Omens of Millennium by Harold Bloom (Fourth Estate, pounds 8.99) America's greatest literary critic turns his formidable powers on various numinous phenomena associated with "new age" beliefs. Not that he has much time for such claptrap, declaring himself "defeated by its inspired vacuity". Similarly, his own "near-death experience" caused by a bleeding ulcer was "annoying rather than comforting". However, Bloom finds himself drawn to the heretical beliefs of the Gnostics - that God resides in us all. A deeply stimulating, heartfelt and surprisingly enjoyable investigation.

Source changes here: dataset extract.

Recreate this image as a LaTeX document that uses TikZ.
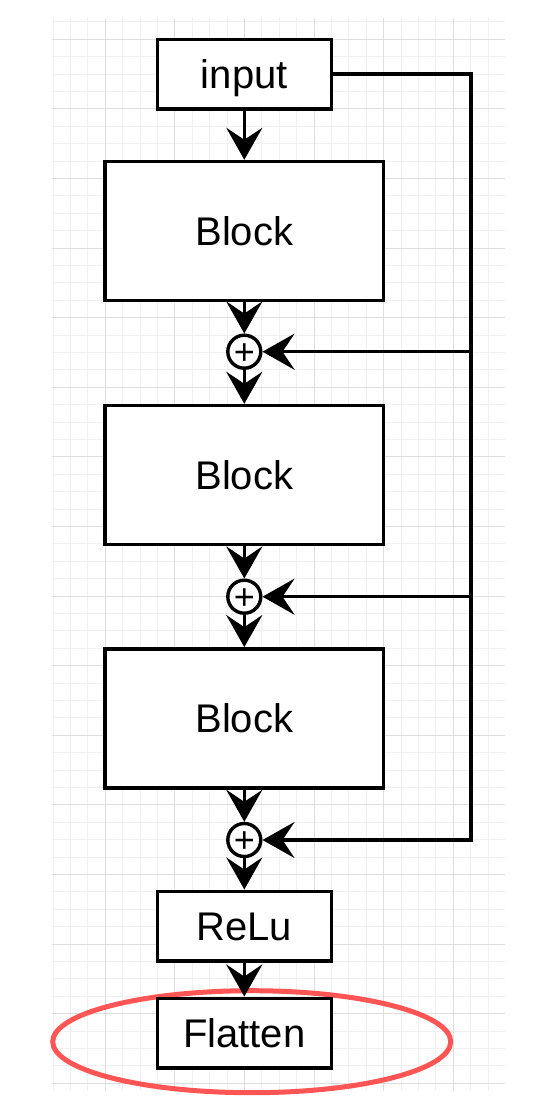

Basket Case by Douglas Chirnside (Sceptre, pounds 6.99) Channel 4 producer Douglas Chirnside's roman a clef of media folk bristles with mobile phones, Dolce Gabbana ties and naughty insinuations. In 1970, The Most Difficult Woman in Television (who sounds suspiciously like Janet Street-Porter), is caught shagging in the company library. Showing her usual presence of mind she shoves a wastepaper basket over her lover's head and fires the hapless intruder. Sixteen years on, the product of this union. along with half the Groucho Club, are in search of of Basket Case's true identity.